Request.
Report the number of lines in the entries below that include the word "this", and nothing else.

Exercise inputs.
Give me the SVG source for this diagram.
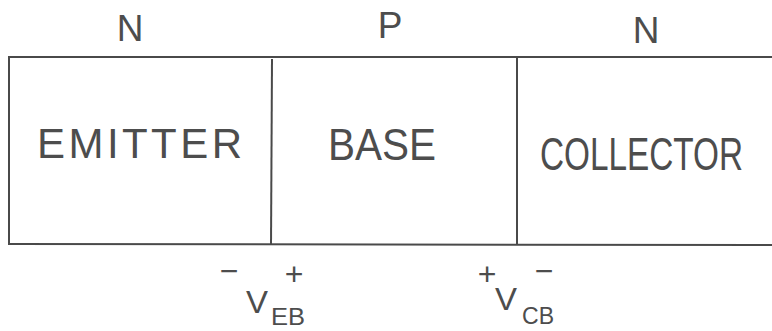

==

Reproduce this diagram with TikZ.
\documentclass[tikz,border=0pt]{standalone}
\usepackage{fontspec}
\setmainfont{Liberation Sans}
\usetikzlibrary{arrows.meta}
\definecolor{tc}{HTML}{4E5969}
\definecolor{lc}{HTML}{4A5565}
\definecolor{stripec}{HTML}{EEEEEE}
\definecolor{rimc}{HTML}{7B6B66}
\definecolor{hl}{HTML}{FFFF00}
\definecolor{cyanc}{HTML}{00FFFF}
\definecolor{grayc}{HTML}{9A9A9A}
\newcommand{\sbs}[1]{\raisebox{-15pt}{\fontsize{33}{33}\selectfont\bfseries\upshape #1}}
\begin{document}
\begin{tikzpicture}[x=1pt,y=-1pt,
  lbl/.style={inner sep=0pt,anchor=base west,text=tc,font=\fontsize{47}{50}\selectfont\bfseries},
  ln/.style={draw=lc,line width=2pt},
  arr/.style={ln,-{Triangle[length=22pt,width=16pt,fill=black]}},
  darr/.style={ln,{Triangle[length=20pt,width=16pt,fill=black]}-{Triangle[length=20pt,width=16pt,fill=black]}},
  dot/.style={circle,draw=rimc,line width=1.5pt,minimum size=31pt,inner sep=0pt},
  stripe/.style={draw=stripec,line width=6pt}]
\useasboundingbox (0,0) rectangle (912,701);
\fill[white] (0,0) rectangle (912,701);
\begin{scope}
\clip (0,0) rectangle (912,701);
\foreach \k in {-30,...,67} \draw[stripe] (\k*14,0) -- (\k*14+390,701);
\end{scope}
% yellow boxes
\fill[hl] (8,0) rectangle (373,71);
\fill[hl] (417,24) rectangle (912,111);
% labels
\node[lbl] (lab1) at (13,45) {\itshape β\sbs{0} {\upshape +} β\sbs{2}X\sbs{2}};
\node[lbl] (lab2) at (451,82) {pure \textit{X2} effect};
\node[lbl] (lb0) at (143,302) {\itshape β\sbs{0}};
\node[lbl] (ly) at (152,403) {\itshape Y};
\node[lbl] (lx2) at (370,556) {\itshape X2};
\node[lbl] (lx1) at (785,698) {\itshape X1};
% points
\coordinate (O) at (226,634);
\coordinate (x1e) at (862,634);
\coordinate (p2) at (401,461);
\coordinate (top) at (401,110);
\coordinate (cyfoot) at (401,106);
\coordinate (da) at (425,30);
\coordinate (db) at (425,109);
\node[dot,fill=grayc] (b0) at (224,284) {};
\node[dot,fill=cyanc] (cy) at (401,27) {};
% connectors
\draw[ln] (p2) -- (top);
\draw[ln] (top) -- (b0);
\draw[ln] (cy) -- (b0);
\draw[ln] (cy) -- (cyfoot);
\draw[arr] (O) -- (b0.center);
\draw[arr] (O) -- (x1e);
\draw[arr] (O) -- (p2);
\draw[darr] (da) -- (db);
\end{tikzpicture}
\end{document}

Finished exercise.
2